Among the Endeavour writers’ understandable excitement at encountering the kangaroo, they all but overlooked the quoll:
‘Another was calld by the natives Je-Quoll: it is about the size and something like a polecat, of a light brown spotted with white on the back and white under the belly’ (Banks), ‘Taquol, or jaquol, An animal of the viverra kind.’. (‘Viverra is a mammalian genus that was first nominated and described by Carl Linnaeus in 1758 as comprising several species including the large Indian civet’ (Wikipedia).)
Bruce Moore, in Speaking our Language: The Story of Australian English, notes that the second recorded use of ‘quoll’ wasn’t until 1924, and the third 1968. The Macquarie Dictionary online gives a reconstructed spelling of ‘dhigul’ but doesn’t cite a source for that spelling.

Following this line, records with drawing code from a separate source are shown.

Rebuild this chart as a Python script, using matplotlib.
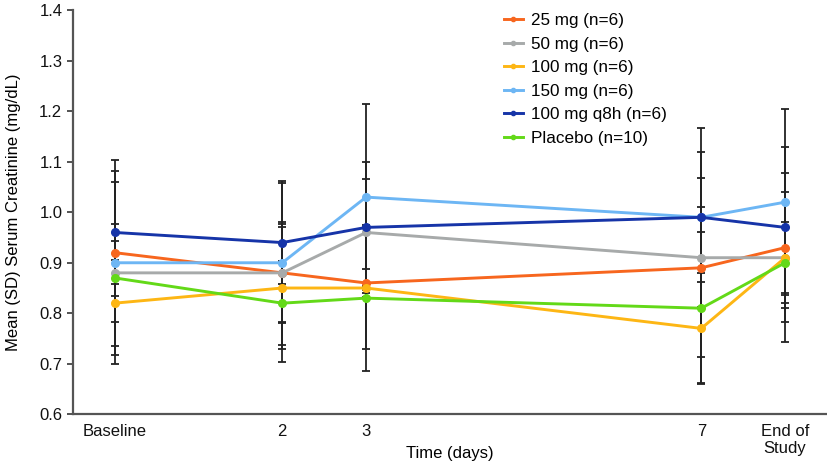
import matplotlib
matplotlib.use("Agg")
import matplotlib.pyplot as plt

plt.rcParams['font.family'] = ['Liberation Sans', 'DejaVu Sans']

# x positions (days), Baseline = 0, End of Study placed after day 7
time_x = [0, 2, 3, 7, 8]
tick_labels = ["Baseline", "2", "3", "7", "End of\nStudy"]

labels = ["25 mg (n=6)", "50 mg (n=6)", "100 mg (n=6)", "150 mg (n=6)",
          "100 mg q8h (n=6)", "Placebo (n=10)"]
colors = ["#F7661E", "#A7AAAA", "#FDB614", "#6DB6F4", "#1634A8", "#63D918"]

mean_25 = [0.92, 0.88, 0.86, 0.89, 0.93]
mean_50 = [0.88, 0.88, 0.96, 0.91, 0.91]
mean_100 = [0.82, 0.85, 0.85, 0.77, 0.91]
mean_150 = [0.90, 0.90, 1.03, 0.99, 1.02]
mean_q8h = [0.96, 0.94, 0.97, 0.99, 0.97]
mean_pbo = [0.87, 0.82, 0.83, 0.81, 0.90]

sd_25 = [0.184, 0.10, 0.028, 0.177, 0.11]
sd_50 = [0.18, 0.177, 0.106, 0.10, 0.07]
sd_100 = [0.037, 0.12, 0.12, 0.109, 0.167]
sd_150 = [0.182, 0.162, 0.184, 0.129, 0.184]
sd_q8h = [0.017, 0.037, 0.13, 0.177, 0.16]
sd_pbo = [0.035, 0.038, 0.144, 0.15, 0.118]

means = [mean_25, mean_50, mean_100, mean_150, mean_q8h, mean_pbo]
sds = [sd_25, sd_50, sd_100, sd_150, sd_q8h, sd_pbo]

fig = plt.figure(figsize=(8.27, 4.66), dpi=100)
ax = fig.add_axes([0.088, 0.111, 0.912, 0.867])

for m, s in zip(means, sds):
    ax.errorbar(time_x, m, yerr=s, fmt='none', ecolor='#222222',
                elinewidth=1.3, capsize=3, capthick=1.3, zorder=1)

for m, c, lab in zip(means, colors, labels):
    ax.plot(time_x, m, color=c, lw=2.1, marker='o', markersize=5.5,
            label=lab, zorder=3)

ax.set_xlim(-0.5, 8.5)
ax.set_ylim(0.6, 1.4)
ax.set_yticks([0.6, 0.7, 0.8, 0.9, 1.0, 1.1, 1.2, 1.3, 1.4])
ax.set_yticklabels(["0.6", "0.7", "0.8", "0.9", "1.0", "1.1", "1.2", "1.3", "1.4"])
ax.set_xticks(time_x)
ax.set_xticklabels(tick_labels)
ax.tick_params(axis='x', length=0, pad=7, labelsize=12, colors='#111111')
ax.tick_params(axis='y', length=4, width=1.3, direction='out', labelsize=12,
               colors='#444444', labelcolor='#111111')

for side in ['top', 'right']:
    ax.spines[side].set_visible(False)
for side in ['left', 'bottom']:
    ax.spines[side].set_color('#555555')
    ax.spines[side].set_linewidth(1.6)

ax.set_xlabel("Time (days)", fontsize=12, va='center')
ax.xaxis.set_label_coords(0.5, -0.098)
ax.set_ylabel("Mean (SD) Serum Creatinine (mg/dL)", fontsize=12, va='center')
ax.yaxis.set_label_coords(-0.079, 0.5)

ax.legend(loc='upper left', bbox_to_anchor=(0.609, 0.972),
          bbox_transform=fig.transFigure, frameon=False, fontsize=12.3,
          handlelength=1.15, handletextpad=0.45, labelspacing=0.5,
          borderpad=0, borderaxespad=0, markerscale=0.55)

fig.savefig("out.png", dpi=100)
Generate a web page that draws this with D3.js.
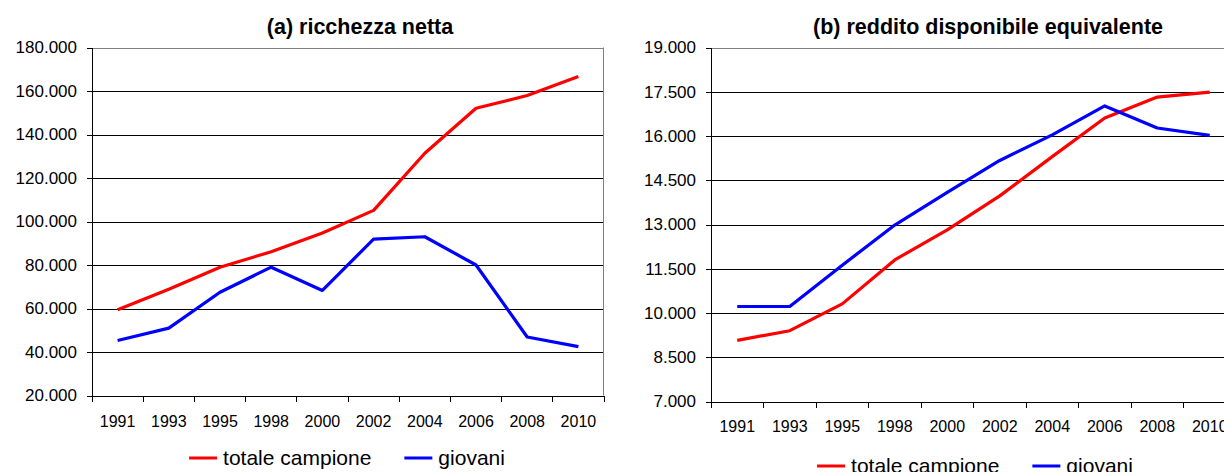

Intriguingly, macropods of some kind had been described by the Dutch navigator Francois Pelsaert in his account of the wreck of the Batavia off the western Australian coastline in 1629 (this account was unknown to the Endeavour writers): ‘Besides we found in these islands large numbers of a species of cats, which are very strange creatures; they are about the size of a hare, their head resembling that of a civetcat; the forepaws are very short, about the length of a finger, on which the animal has five small nails or fingers, resembling those of a monkey’s forepaw. Its two hind legs, on the contrary, are upwards of half an ell in length [ie. about half a metre], and it walks on these only, on the flat of the heavy part of the leg.’ and by Dampier in his account of his voyage to New Holland in 1699 (this account was known to the Endeavour writers, as they refer to him a number of times, on various matters but not this particular animal): ‘The land animals that we saw here were only a sort of raccoon, different from those of the West Indies, chiefly as to their legs; for these have very short forelegs; but go jumping upon them as the others do (and like them are very good meat)’.